For some examples, look back at Example 15-1’s show ip interface brief command, to the three interfaces in the following list. The interfaces in this list each have a different combination of interface status codes; the list details the specific reasons for this status code in the lab used to create this example for the book.

G0/0: The interface is down/down, in this case because no cable was connected to the interface.

G0/1: The interface is administratively down/down, because the configuration includes the shutdown command under the G0/1 interface.

S0/0/0: The interface is up/up because a serial cable is installed, is connected to another router in a lab, and is working.

Router Interface IP Addresses

Cisco enterprise routers require at least some configuration beyond the default configuration before they will do their primary job: routing IP packets. The following facts tell us that to make a router ready to route IPv4 packets on an interface, you need to enable the interface and assign it an IPv4 address:

• Most Cisco router interfaces default to a disabled (shutdown) state and should be enabled with the no shutdown interface subcommand.

• Cisco routers do not route IP packets in or out an interface until an IP address and mask have been configured; by default, no interfaces have an IP address and mask.

• Cisco routers attempt to route IP packets for any interfaces that are in an up/up state and that have an IP address/mask assigned.

To configure the address and mask, simply use the ip address address mask interface subcommand. Figure 15-6 shows a simple IPv4 network with IPv4 addresses on Router R1, with Example 15-2 showing the matching configuration.

Example 15-2 Configuring IP Addresses on Cisco Routers

Click here to view code image

R1# configure terminal
Enter configuration commands, one per line. End with CNTL/Z.
R1config)# interface G0/0
R1(config-if)# ip address 172.16.1.1 255.255.255.0
R1(config-if)# no shutdown
R1(config-if)# interface S0/0/0
R1(config-if)# ip address 172.16.4.1 255.255.255.0
R1(config-if)# no shutdown
R1(config-if)# interface G0/1/0
R1(config-if)# ip address 172.16.5.1 255.255.255.0
R1(config-if)# no shutdown
R1(config-if)# ^Z
R1#

Example 15-3 shows the output of the show protocols command. This command confirms the state of each of the three R1 interfaces in Figure 15-6 and the IP address and mask configured on those same interfaces.

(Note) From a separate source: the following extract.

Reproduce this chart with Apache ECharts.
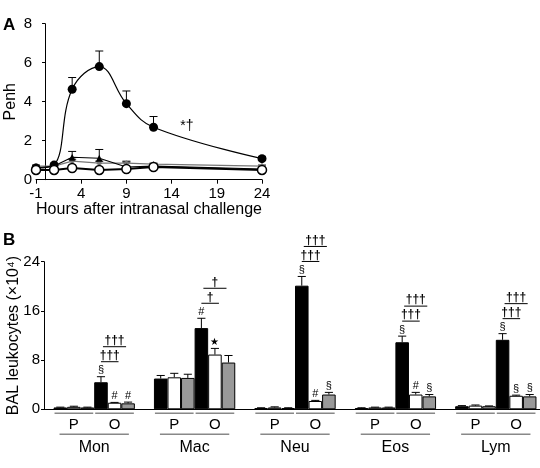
<!DOCTYPE html>
<html>
<head>
<meta charset="utf-8">
<script src="https://cdn.jsdelivr.net/npm/echarts@6/dist/echarts.min.js"></script>
<style>
html, body { margin: 0; padding: 0; background: #fff; }
#main { width: 540px; height: 468px; }
</style>
</head>
<body>
<div id="main"></div>
<script>
// ---- panel A: Penh over time ----
var hours = [-1, 1, 3, 6, 9, 12, 24];
var penhBlack = [0.6, 0.75, 4.64, 5.8, 3.9, 2.69, 1.08];
var penhBlackErr = [0.1, 0.1, 0.6, 0.8, 0.65, 0.55, 0.1];
var penhTri = [0.6, 0.7, 1.15, 1.1, 0.65, 0.7, 0.55];
var penhTriErr = [0.05, 0.05, 0.3, 0.45, 0.25, 0.1, 0.05];
var penhGray = [0.7, 0.7, 0.95, 0.85, 0.85, 0.8, 0.7];
var penhGrayErr = [0.05, 0.05, 0.1, 0.1, 0.1, 0.05, 0.05];
var penhOpen = [0.5, 0.5, 0.6, 0.5, 0.55, 0.65, 0.5];
var noteAText = '*†';
var noteAPos = [15.7, 2.75];

// ---- panel B: BAL leukocytes ----
var cellTypes = ['Mon', 'Mac', 'Neu', 'Eos', 'Lym'];
var pBlack = [0.3, 5.0, 0.2, 0.2, 0.5];
var pWhite = [0.4, 5.2, 0.3, 0.3, 0.6];
var pGray = [0.3, 5.1, 0.2, 0.3, 0.5];
var oBlack = [4.4, 13.2, 20.1, 10.9, 11.3];
var oWhite = [1.07, 8.9, 1.35, 2.4, 2.2];
var oGray = [0.97, 7.6, 2.4, 2.1, 2.1];
var pBlackErr = [0.05, 0.5, 0.05, 0.05, 0.1];
var pWhiteErr = [0.1, 0.65, 0.1, 0.05, 0.1];
var pGrayErr = [0.05, 0.6, 0.05, 0.05, 0.05];
var oBlackErr = [0.9, 1.6, 1.5, 1.0, 1.0];
var oWhiteErr = [0.05, 1.0, 0.1, 0.35, 0.1];
var oGrayErr = [0.2, 1.15, 0.35, 0.3, 0.3];
var oBlackMark = ['§', '#', '§', '§', '§'];
var oWhiteMark = ['#', '★', '#', '#', '§'];
var oGrayMark = ['#', '', '§', '§', '§'];
var bracketNear = ['†††', '†', '†††', '†††', '†††'];
var bracketFar = ['†††', '†', '†††', '†††', '†††'];

var FONT = "'Liberation Sans', Arial, sans-serif";
var GAP = 0.19;

var barVals = [pBlack, pWhite, pGray, oBlack, oWhite, oGray];
var barErrs = [pBlackErr, pWhiteErr, pGrayErr, oBlackErr, oWhiteErr, oGrayErr];
var barMarks = [null, null, null, oBlackMark, oWhiteMark, oGrayMark];
var barFill = ['#000', '#fff', '#999', '#000', '#fff', '#999'];

function pair(xs, ys) {
    return xs.map(function (x, i) { return [x, ys[i]]; });
}

// x centre of bar k in category cat, same layout as the bar series
function barX(api, cat, k) {
    var c = api.coord([cat, 0]);
    var band = api.size([1, 0])[0];
    var w = band * (1 - GAP) / 6;
    return { x: c[0] - band * (1 - GAP) / 2 + (k + 0.5) * w, w: w, y0: c[1] };
}

function errA(vals, errs) {
    return {
        type: 'custom', xAxisIndex: 0, yAxisIndex: 0, z: 1,
        data: hours.map(function (h, i) { return [h, vals[i], errs[i]]; }),
        renderItem: function (params, api) {
            var p0 = api.coord([api.value(0), api.value(1)]);
            var p1 = api.coord([api.value(0), api.value(1) + api.value(2)]);
            var st = { stroke: '#000', lineWidth: 1 };
            return { type: 'group', children: [
                { type: 'line', shape: { x1: p0[0], y1: p0[1], x2: p1[0], y2: p1[1] }, style: st },
                { type: 'line', shape: { x1: p1[0] - 4, y1: p1[1], x2: p1[0] + 4, y2: p1[1] }, style: st }
            ]};
        }
    };
}

var barSeries = barVals.map(function (vals, k) {
    return {
        type: 'bar', xAxisIndex: 1, yAxisIndex: 1,
        data: vals, barGap: '0%', barCategoryGap: (GAP * 100) + '%',
        itemStyle: { color: barFill[k], borderColor: '#000', borderWidth: 1 },
        silent: true
    };
});

var errDataB = [];
barVals.forEach(function (vals, k) {
    vals.forEach(function (v, cat) { errDataB.push([cat, v + barErrs[k][cat], k]); });
});

var option = {
    animation: false,
    title: [
        { text: 'A', left: 3, top: 17, padding: 0, textStyle: { fontFamily: FONT, fontSize: 17, fontWeight: 'bold', color: '#000' } },
        { text: 'B', left: 3, top: 232, padding: 0, textStyle: { fontFamily: FONT, fontSize: 17, fontWeight: 'bold', color: '#000' } }
    ],
    grid: [
        { left: 36, top: 23.7, width: 226, height: 156, outerBoundsMode: 'none' },
        { left: 44, top: 261.7, width: 502, height: 147.6, outerBoundsMode: 'none' }
    ],
    xAxis: [
        {
            type: 'value', gridIndex: 0, min: -1, max: 24, interval: 5,
            name: 'Hours after intranasal challenge', nameLocation: 'middle', nameGap: 22,
            nameMoveOverlap: false,
            nameTextStyle: { fontFamily: FONT, fontSize: 16, color: '#000' },
            axisLine: { lineStyle: { color: '#000', width: 1 } },
            axisTick: { length: 4, lineStyle: { color: '#000' } },
            axisLabel: { fontFamily: FONT, fontSize: 15, color: '#000', margin: 7 },
            splitLine: { show: false }
        },
        {
            type: 'category', gridIndex: 1, data: cellTypes,
            axisLine: { lineStyle: { color: '#000', width: 1 } },
            axisTick: { length: 3, lineStyle: { color: '#000' } },
            axisLabel: { fontFamily: FONT, fontSize: 16, color: '#000', margin: 30 },
            splitLine: { show: false }
        }
    ],
    yAxis: [
        {
            type: 'value', gridIndex: 0, min: 0, max: 8, interval: 2,
            name: 'Penh', nameLocation: 'middle', nameGap: 17, nameMoveOverlap: false,
            nameTextStyle: { fontFamily: FONT, fontSize: 16, color: '#000' },
            axisLine: { onZero: true, lineStyle: { color: '#000', width: 1 } },
            axisTick: { show: true, length: 3, lineStyle: { color: '#000' } },
            axisLabel: { fontFamily: FONT, fontSize: 15, color: '#000', margin: 4 },
            splitLine: { show: false }
        },
        {
            type: 'value', gridIndex: 1, min: 0, max: 24, interval: 8,
            name: 'BAL leukocytes (×10⁴)', nameLocation: 'middle', nameGap: 22, nameMoveOverlap: false,
            nameTextStyle: { fontFamily: FONT, fontSize: 16, color: '#000' },
            axisLine: { show: true, lineStyle: { color: '#000', width: 1 } },
            axisTick: { show: true, length: 3, lineStyle: { color: '#000' } },
            axisLabel: { fontFamily: FONT, fontSize: 15, color: '#000', margin: 4 },
            splitLine: { show: false }
        }
    ],
    series: [
        errA(penhBlack, penhBlackErr),
        errA(penhTri, penhTriErr),
        errA(penhGray, penhGrayErr),
        {
            type: 'line', xAxisIndex: 0, yAxisIndex: 0, data: pair(hours, penhGray),
            symbol: 'diamond', symbolSize: 6, itemStyle: { color: '#777' },
            lineStyle: { color: '#777', width: 1.2 }
        },
        {
            type: 'line', xAxisIndex: 0, yAxisIndex: 0, data: pair(hours, penhTri),
            symbol: 'triangle', symbolSize: 7, itemStyle: { color: '#000' },
            lineStyle: { color: '#000', width: 1.2 }
        },
        {
            type: 'line', xAxisIndex: 0, yAxisIndex: 0, data: pair(hours, penhBlack),
            smooth: 0.4, symbol: 'circle', symbolSize: 9, itemStyle: { color: '#000' },
            lineStyle: { color: '#000', width: 1.2 }
        },
        {
            type: 'line', xAxisIndex: 0, yAxisIndex: 0, data: pair(hours, penhOpen),
            symbol: 'circle', symbolSize: 9,
            itemStyle: { color: '#fff', borderColor: '#000', borderWidth: 1.5 },
            lineStyle: { color: '#000', width: 2 }
        },
        {
            // "*†" next to the curve
            type: 'custom', xAxisIndex: 0, yAxisIndex: 0,
            data: [noteAPos],
            renderItem: function (params, api) {
                var p = api.coord([api.value(0), api.value(1)]);
                return { type: 'text', x: p[0], y: p[1], style: {
                    text: noteAText, fontFamily: FONT, fontSize: 14, fill: '#000',
                    align: 'center', verticalAlign: 'middle' } };
            }
        }
    ].concat(barSeries).concat([
        {
            // error bars + markers above bars
            type: 'custom', xAxisIndex: 1, yAxisIndex: 1, z: 3,
            data: errDataB,
            renderItem: function (params, api) {
                var cat = api.value(0), k = api.value(2);
                var b = barX(api, cat, k);
                var yTop = api.coord([cat, api.value(1)])[1];
                var yBar = api.coord([cat, barVals[k][cat]])[1];
                var st = { stroke: '#000', lineWidth: 1 };
                var ch = [
                    { type: 'line', shape: { x1: b.x, y1: yBar, x2: b.x, y2: yTop }, style: st },
                    { type: 'line', shape: { x1: b.x - b.w * 0.3, y1: yTop, x2: b.x + b.w * 0.3, y2: yTop }, style: st }
                ];
                var m = barMarks[k] ? barMarks[k][cat] : '';
                if (m) {
                    ch.push({ type: 'text', x: b.x, y: yTop - 1, style: {
                        text: m, fontFamily: FONT, fontSize: m === '★' ? 10 : 11, fill: '#000',
                        align: 'center', verticalAlign: 'bottom' } });
                }
                return { type: 'group', children: ch };
            }
        },
        {
            // significance brackets over the O bars
            type: 'custom', xAxisIndex: 1, yAxisIndex: 1, z: 3,
            data: cellTypes.map(function (c, i) { return [i, oBlack[i] + oBlackErr[i]]; }),
            renderItem: function (params, api) {
                var cat = api.value(0);
                var yTop = api.coord([cat, api.value(1)])[1];
                var b3 = barX(api, cat, 3), b4 = barX(api, cat, 4), b5 = barX(api, cat, 5);
                var st = { stroke: '#000', lineWidth: 1 };
                var y1 = yTop - 15, y2 = yTop - 30;
                var n1 = b3.x, n2 = b4.x + 4, f1 = b3.x + 2, f2 = b5.x - 2;
                var ts = function (t, x, y) {
                    return { type: 'text', x: x, y: y, style: {
                        text: t, fontFamily: FONT, fontSize: 12, fontWeight: 'bold', fill: '#000',
                        align: 'center', verticalAlign: 'bottom' } };
                };
                return { type: 'group', children: [
                    { type: 'line', shape: { x1: n1, y1: y1, x2: n2, y2: y1 }, style: st },
                    ts(bracketNear[cat], (n1 + n2) / 2, y1),
                    { type: 'line', shape: { x1: f1, y1: y2, x2: f2, y2: y2 }, style: st },
                    ts(bracketFar[cat], (f1 + f2) / 2, y2)
                ]};
            }
        },
        {
            // P / O group lines and labels under the axis
            type: 'custom', xAxisIndex: 1, yAxisIndex: 1, clip: false,
            data: cellTypes.map(function (c, i) { return [i, 0]; }),
            renderItem: function (params, api) {
                var cat = api.value(0);
                var b0 = barX(api, cat, 0), b2 = barX(api, cat, 2), b3 = barX(api, cat, 3), b5 = barX(api, cat, 5);
                var y = b0.y0, hw = b0.w / 2;
                var st = { stroke: '#888', lineWidth: 1.6 };
                var lab = function (t, x) {
                    return { type: 'text', x: x, y: y + 16, style: {
                        text: t, fontFamily: FONT, fontSize: 15, fill: '#000',
                        align: 'center', verticalAlign: 'middle' } };
                };
                return { type: 'group', children: [
                    { type: 'line', shape: { x1: b0.x - hw + 1, y1: y + 4, x2: b2.x + hw - 1, y2: y + 4 }, style: st },
                    { type: 'line', shape: { x1: b3.x - hw + 1, y1: y + 4, x2: b5.x + hw - 1, y2: y + 4 }, style: st },
                    lab('P', b0.x + (b2.x - b0.x) / 2),
                    lab('O', b3.x + (b5.x - b3.x) / 2),
                    { type: 'line', shape: { x1: b0.x - hw + 6, y1: y + 25, x2: b5.x + hw - 6, y2: y + 25 }, style: st }
                ]};
            }
        }
    ])
};

var chart = echarts.init(document.getElementById('main'));
chart.setOption(option);
</script>
</body>
</html>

Example 15-3 Verifying IP Addresses on Cisco Routers

Click here to view code image

R1# show protocols
Global values:
   Internet Protocol routing is enabled
Embedded-Service-Engine0/0 is administratively down, line protocol is down
GigabitEthernet0/0 is up, line protocol is up
   Internet address is 172.16.1.1/24
GigabitEthernet0/1 is administratively down, line protocol is down
Serial0/0/0 is up, line protocol is up
   Internet address is 172.16.4.1/24
Serial0/0/1 is administratively down, line protocol is down
GigabitEthernet0/1/0 is up, line protocol is up
   Internet address is 172.16.1.1/24

One of the first actions to take when verifying whether a router is working is to find the interfaces, check the interface status, and check to see whether the correct IP addresses and masks are used. Examples 15-1 and 15-3 showed samples of the key show commands, while Table 15-4 summarizes those commands and the types of information they display.

Command	Lines of Output per Interface	IP Configuration Listed	Interface Status Listed?
show ip interface brief	1	Address	Yes
show protocols [type number]	1 or 2	Address/mask	Yes
show interfaces [type number]	Many	Address/mask	Yes

Router Auxiliary Port

Both routers and switches have a console port to allow administrative access, but most Cisco routers have an extra physical port called an auxiliary (Aux) port. The Aux port typically serves as a means to make a phone call to connect into the router to issue commands from the CLI.

The Aux port works like the console port, except that the Aux port is typically connected through a cable to an external analog modem, which in turn connects to a phone line. Then, the engineer uses a PC, terminal emulator, and modem to call the remote router. After being connected, the engineer can use the terminal emulator to access the router CLI, starting in user mode as usual.

Aux ports can be configured beginning with the line aux 0 command to reach aux line configuration mode. From there, all the commands for the console line, covered mostly in Chapter 6, can be used. For example, the login and password password subcommands on the aux line could be used to set up simple password checking when a user dials in.